The magic formula seems to be this:

  • First get some first rate people. It must be absolutely top-notch people, maybe ten or twenty of them.
  • Make sure they interact a lot.
  • Allow them to do what they want – be confident that they will do something important.
  • And then when you protect them and see that they are well funded, you are off and running.

Probably in seven cases out of ten that will not produce much. But quite a few times you will get something spectacular – game changing things like quantum theory or the internet.

Don’t choose programs, choose people

Q: This does not seem to be the way officials are funding science…

A: Yes, in many places you have officials telling people what they need to research. Or where people insist on performance and indices… especially in Europe, I have the impression, you have a tradition of funding science by insisting on all these things like indices and performance and publications or citation numbers. But that’s not a very good formula.
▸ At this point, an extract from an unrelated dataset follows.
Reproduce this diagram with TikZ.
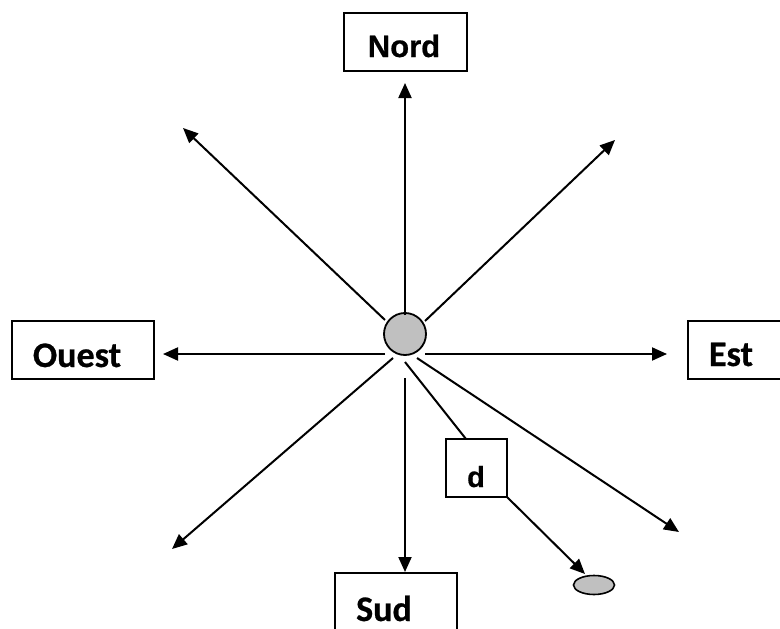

Excellence is not measurable by performance indicators. In fact that’s the opposite of doing science.

I notice at places where everybody emphasize all this they are not on the forefront. Maybe it works for standard science; and to get out the really bad science. But it doesn’t work if you want to push boundaries.

Many officials don’t understand that.

In Singapore the authorities once asked me: How did you decide on the research projects in Santa Fe? I said, I didn’t decide on the research projects. They repeated their question. I said again, I did not decide on the research projects. I only decided on people. I got absolutely first rate people, we discussed vaguely the direction we wanted things to be in, and they decided on their research projects.

That answer did not compute with them. They are the civil service, they are extraordinarily bright, they’ve got a lot of money. So they think they should decide what needs to be researched.

I should have told them – I regret I didn’t: This is fine if you want to find solutions for certain things, like getting the traffic running or fixing the health care system. Surely with taxpayer’s money you have to figure such things out. But you will never get great science with that. All you get is mediocrity.

Of course now they asked, how do we decide which people should be funded? And I said: “You don’t! Just allow top people to bring in top people. Give them funding and the task of being daring.”

Any other way of managing top science doesn’t seem to work.

I think the Hub could be such a place – all the ingredients are here. Just make sure to attract some more absolutely first rate people. If they are well funded the Hub will put itself on the map very quickly.